Swift, demonic energy cauterize this young band’s ferocity. Surge begins with an ominous quote: “These conquests do not necessarily come with bombs, explosions, and fallout. There are weapons that are simply thoughts, attitudes, prejudices, only to be found in the minds of men.”
Bas Rotten latch onto the best elements of crossover, grindcore, and power violence, hammering out razor-sharp tempo changes, crisp drums, chugging riffs, thick production, thrash adoration, thunderous low end, and stomping breakdowns.

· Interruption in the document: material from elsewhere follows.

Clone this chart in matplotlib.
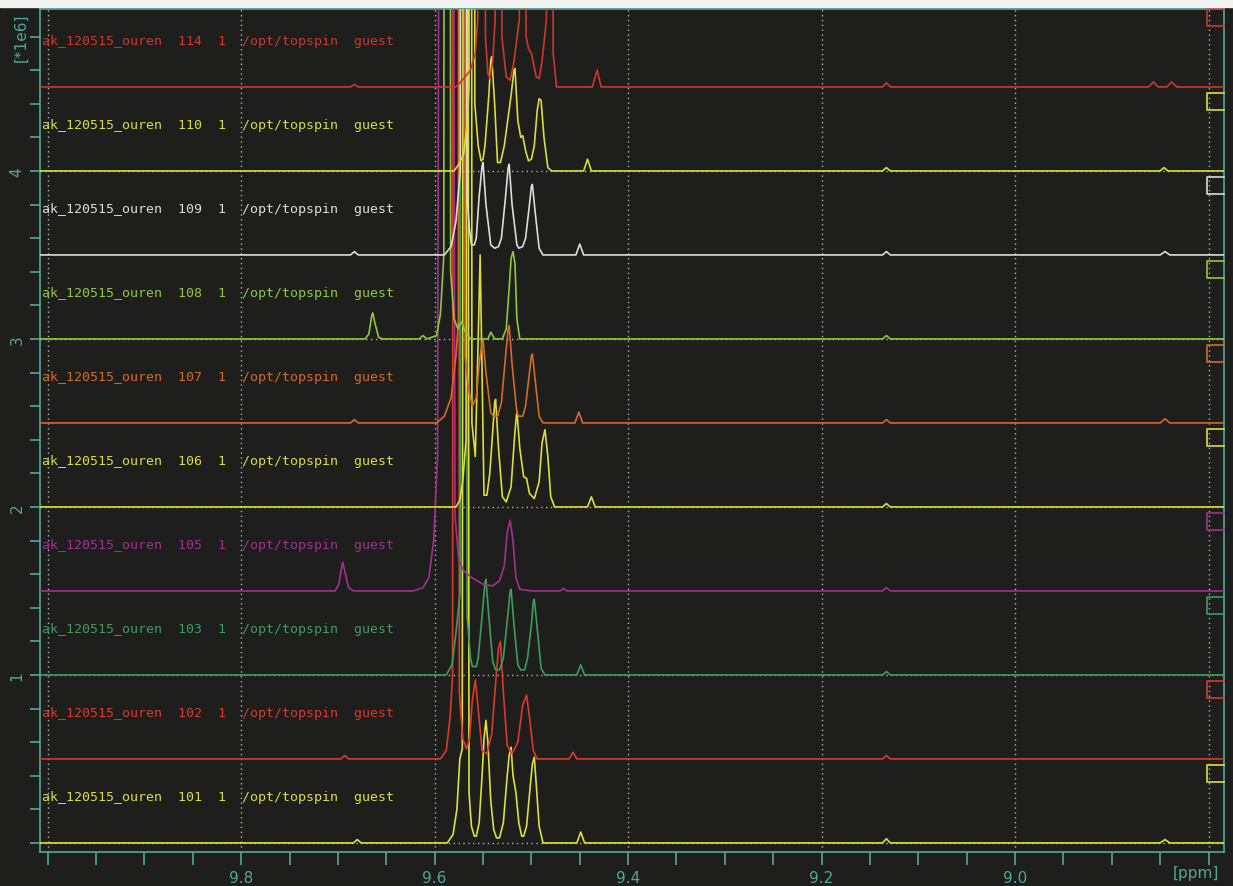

Add in growling vocals (without those annoying, high-pitched screeches), and Bas Rotten nail each category perfectly. Surge’s fast parts and blast beats concoct a whirlwind pace. Additionally, Bas Rotten pepper witty samples in between most tracks, which keeps the album moving at an intense tempo.
Surge is down and dirty, grimy and gritty. The listener will become mesmerized by stand-out parts like the guitar line in “Violence,” the breakdown stomp of “Follow,” which leads into another thrashy banger, in the furious, 16-second “Primate”—the momentum of this bastard is unrelenting.
“Burnout” punches quickly (15 seconds) but sacrifices nothing. Get ensnared by the metallic charge of “Self,” which has the two being bridged by a jangly, anxious bass line. “Yellow” will incite vicious pits. The slow, churning vignettes are equally satisfying to the blistering head-pounding of the barrage of 16th notes.
The painting on the cover art adds an element that, while recognizable as two boxers engaged, the visceral oil strokes evoke a kinetic, abstract feel. This helps to visualize the sweat and urgency, elements that are essential to Surge’s intensity.